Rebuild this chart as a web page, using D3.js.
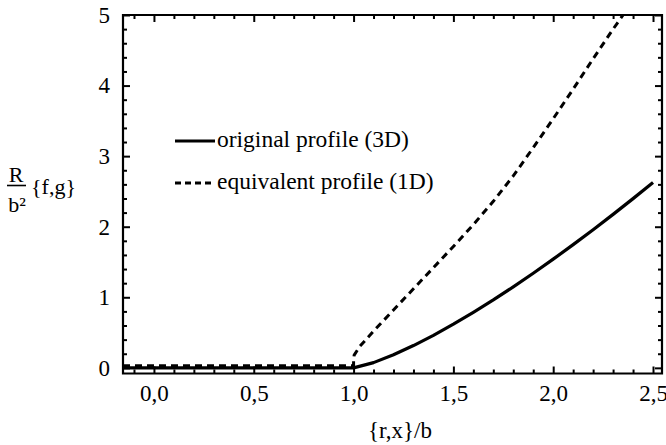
<!DOCTYPE html>
<html><head><meta charset="utf-8">
<script src="https://cdn.jsdelivr.net/npm/d3@7"></script>
</head>
<body style="margin:0;background:#fff">
<svg id="c" width="666" height="445"></svg>
<script>
// ---- data ----
const xFlat = [-0.155, 1.0];
const fFlat = [0, 0];
const gFlat = [0.03, 0.03];
const xOriginal = [1.0,1.1,1.2,1.3,1.4,1.5,1.6,1.7,1.8,1.9,2.0,2.1,2.2,2.3,2.4,2.5];
const fOriginal = [0,0.074,0.185,0.316,0.461,0.619,0.787,0.963,1.148,1.34,1.54,1.746,1.957,2.175,2.398,2.625];
const xEquivalent = [1.0,1.0,1.003,1.03,1.1,1.2,1.3,1.4,1.5,1.6,1.7,1.8,1.9,2.0,2.1,2.2,2.3,2.35];
const gEquivalent = [0.03,0.12,0.18,0.3,0.52,0.82,1.12,1.42,1.72,2.03,2.36,2.72,3.12,3.53,3.95,4.38,4.80,5.0];
const xTicks = [0,0.5,1.0,1.5,2.0,2.5];
const xTickLabels = ["0,0","0,5","1,0","1,5","2,0","2,5"];
const yTicks = [0,1,2,3,4,5];
const yTickLabels = ["0","1","2","3","4","5"];
const legendLabels = ["original profile (3D)","equivalent profile (1D)"];

const FONT = "Liberation Serif";
const svg = d3.select("#c");
const L=123, R=662, T=15, B=373.5;
const x = d3.scaleLinear().domain([-0.155, 2.545]).range([L, R]);
const y = d3.scaleLinear().domain([-0.08, 5]).range([B, T]);

const xMinor = d3.range(-0.1, 2.55, 0.1).map(v=>+v.toFixed(2)).filter(v=>!xTicks.some(t=>Math.abs(t-v)<1e-6));
const yMinor = d3.range(0, 5.01, 0.2).map(v=>+v.toFixed(2)).filter(v=>!yTicks.some(t=>Math.abs(t-v)<1e-6));

// frame
svg.append("path")
  .attr("d",`M${L},${T}H${R}V${B}H${L}Z`)
  .attr("fill","none").attr("stroke","#000").attr("stroke-width",2.2);

function addAxis(axis, tx, ty){
  const g = svg.append("g").attr("transform",`translate(${tx},${ty})`).call(axis);
  g.select(".domain").remove();
  g.selectAll(".tick line").attr("stroke","#000").attr("stroke-width",2);
  g.selectAll(".tick text").style("font-family",FONT).style("font-size","23px").attr("fill","#000");
  return g;
}
// bottom
addAxis(d3.axisBottom(x).tickValues(xTicks).tickSizeInner(-7).tickSizeOuter(0).tickPadding(11)
    .tickFormat((d,i)=>xTickLabels[i]), 0, B);
addAxis(d3.axisBottom(x).tickValues(xMinor).tickSizeInner(-4).tickSizeOuter(0).tickFormat(""), 0, B);
// top
addAxis(d3.axisTop(x).tickValues(xTicks).tickSizeInner(-7).tickSizeOuter(0).tickFormat(""), 0, T);
addAxis(d3.axisTop(x).tickValues(xMinor).tickSizeInner(-4).tickSizeOuter(0).tickFormat(""), 0, T);
// left
addAxis(d3.axisLeft(y).tickValues(yTicks).tickSizeInner(-7).tickSizeOuter(0).tickPadding(13)
    .tickFormat((d,i)=>yTickLabels[i]), L, 0);
addAxis(d3.axisLeft(y).tickValues(yMinor).tickSizeInner(-4).tickSizeOuter(0).tickFormat(""), L, 0);
// right
addAxis(d3.axisRight(y).tickValues(yTicks).tickSizeInner(-7).tickSizeOuter(0).tickFormat(""), R, 0);
addAxis(d3.axisRight(y).tickValues(yMinor).tickSizeInner(-4).tickSizeOuter(0).tickFormat(""), R, 0);

// curves
const line = d3.line().x(d=>x(d[0])).y(d=>y(d[1]));
svg.append("path").datum(d3.zip(xFlat,fFlat).concat(d3.zip(xOriginal,fOriginal).slice(1)))
  .attr("d",line).attr("fill","none").attr("stroke","#000").attr("stroke-width",3.2).attr("stroke-linejoin","round");
svg.append("path").datum(d3.zip(xFlat,gFlat).concat(d3.zip(xEquivalent,gEquivalent).slice(1)))
  .attr("d",line).attr("fill","none").attr("stroke","#000").attr("stroke-width",3)
  .attr("stroke-dasharray","7,5");

function txt(sel, size){
  return sel.style("font-family",FONT).style("font-size",size+"px").attr("fill","#000");
}
// legend
[0,1].forEach(i=>{
  const yy = 141 + i*42;
  svg.append("line").attr("x1",175).attr("x2",215).attr("y1",yy).attr("y2",yy)
    .attr("stroke","#000").attr("stroke-width",3)
    .attr("stroke-dasharray", i===1 ? "6,4" : null);
  txt(svg.append("text").attr("x",217).attr("y",yy+6), 23.5).text(legendLabels[i]);
});

// axis titles
txt(svg.append("text").attr("x",400).attr("y",438).attr("text-anchor","middle"), 23).text("{r,x}/b");
txt(svg.append("text").attr("x",16).attr("y",182).attr("text-anchor","middle"), 22).text("R");
svg.append("line").attr("x1",7).attr("x2",26).attr("y1",185.5).attr("y2",185.5)
  .attr("stroke","#000").attr("stroke-width",1.6);
txt(svg.append("text").attr("x",17).attr("y",212).attr("text-anchor","middle"), 22).text("b²");
txt(svg.append("text").attr("x",31).attr("y",194), 22).text("{f,g}");
</script></body></html>
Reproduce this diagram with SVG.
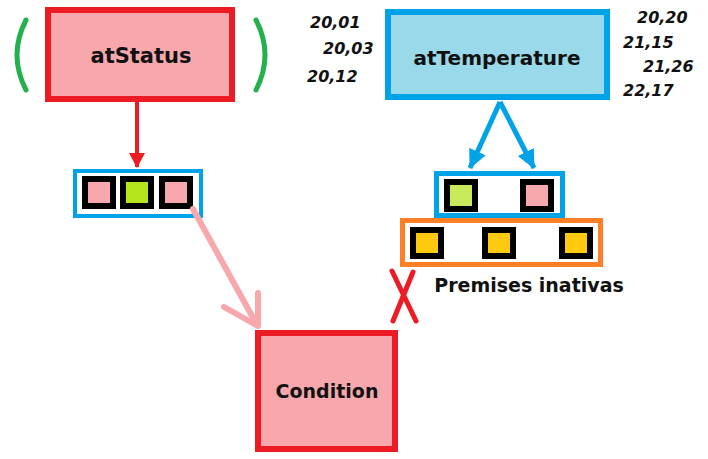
<svg xmlns="http://www.w3.org/2000/svg" width="708" height="459" viewBox="0 0 708 459">
<defs>
<style>
.lbl{font-family:"DejaVu Sans","Liberation Sans",sans-serif;font-weight:bold;fill:#111;text-anchor:middle}
.num{font-family:"DejaVu Sans","Liberation Sans",sans-serif;font-weight:bold;font-style:italic;font-size:16px;fill:#111}
.redbox{fill:#F8A8AC;stroke:#ED1C24;stroke-width:6}
.bluebox{fill:#99D9EA;stroke:#00A2E8;stroke-width:6}
.sq{stroke:#000;stroke-width:6}
.pink{fill:#F8A8AC}
.yel{fill:#FFC90E}
</style>
<marker id="redHead" markerWidth="16" markerHeight="16" viewBox="0 0 16 16" refX="14" refY="8" orient="auto" markerUnits="userSpaceOnUse">
<path d="M0,0 L15,8 L0,16 Z" fill="#ED1C24"/>
</marker>
<marker id="blueHead" markerWidth="20" markerHeight="20" viewBox="0 0 20 20" refX="18" refY="10" orient="auto" markerUnits="userSpaceOnUse">
<path d="M0,1 L19,10 L0,19 Z" fill="#00A2E8"/>
</marker>
</defs>
<rect width="708" height="459" fill="#fff"/>

<g id="parens" fill="none" stroke="#22B14C" stroke-width="5" stroke-linecap="round">
<path d="M26,20 Q8,55 26,90"/>
<path d="M256,20 Q274,55 256,90"/>
</g>

<g id="atStatus">
<rect class="redbox" x="48" y="10" width="184" height="89"/>
<text class="lbl" x="141" y="63" font-size="21">atStatus</text>
</g>

<g id="atTemperature">
<rect class="bluebox" x="388" y="12" width="219" height="85"/>
<text class="lbl" x="497" y="65" font-size="20">atTemperature</text>
</g>

<g id="values">
<text class="num" x="310" y="28">20,01</text>
<text class="num" x="323" y="54">20,03</text>
<text class="num" x="307" y="82">20,12</text>
<text class="num" x="637" y="23">20,20</text>
<text class="num" x="623" y="48">21,15</text>
<text class="num" x="643" y="72">21,26</text>
<text class="num" x="623" y="96">22,17</text>
</g>

<g id="statusPremises">
<rect x="75" y="171" width="126" height="45" fill="#fff" stroke="#00A2E8" stroke-width="4"/>
<rect class="sq pink" x="85" y="179" width="28" height="27"/>
<rect class="sq" fill="#B5E61D" x="123" y="179" width="28" height="27"/>
<rect class="sq pink" x="162" y="179" width="28" height="27"/>
</g>

<g id="tempPremises">
<rect x="436.5" y="173.5" width="126" height="42" fill="#fff" stroke="#00A2E8" stroke-width="5"/>
<rect class="sq" fill="#C9EA5A" x="447" y="182" width="28" height="27"/>
<rect class="sq pink" x="523" y="182" width="28" height="27"/>
</g>

<g id="inactivePremises">
<rect x="402.5" y="220.5" width="198" height="44" fill="#fff" stroke="#FF7F27" stroke-width="5"/>
<rect class="sq yel" x="413" y="230" width="28" height="26"/>
<rect class="sq yel" x="485" y="230" width="28" height="26"/>
<rect class="sq yel" x="562" y="230" width="28" height="26"/>
<text class="lbl" x="529" y="292" font-size="19">Premises inativas</text>
</g>

<g id="Condition">
<rect class="redbox" x="258" y="333" width="137" height="116"/>
<text class="lbl" x="327" y="398" font-size="19">Condition</text>
</g>

<g id="connectors">
<line x1="137" y1="102" x2="137" y2="167" stroke="#ED1C24" stroke-width="4" marker-end="url(#redHead)"/>
<line x1="500" y1="102" x2="470" y2="168" stroke="#00A2E8" stroke-width="5" marker-end="url(#blueHead)"/>
<line x1="500" y1="102" x2="534" y2="168" stroke="#00A2E8" stroke-width="5" marker-end="url(#blueHead)"/>
<g fill="none" stroke="#F8A8AC" stroke-width="6" stroke-linecap="round" stroke-linejoin="round">
<line x1="193" y1="209" x2="257" y2="325"/>
<polyline points="224,307 258,326 258,293"/>
</g>
<g stroke="#ED1C24" stroke-width="5" stroke-linecap="round">
<line x1="392" y1="271" x2="416" y2="321"/>
<line x1="413" y1="272" x2="393" y2="321"/>
</g>
</g>
</svg>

--------------------------------------------------

To be done.
Look through the data and gather every line with the string "this" in it.

Correct answer.
Rebuild this chart as a web page, using D3.js.
Reproduce this diagram with SVG.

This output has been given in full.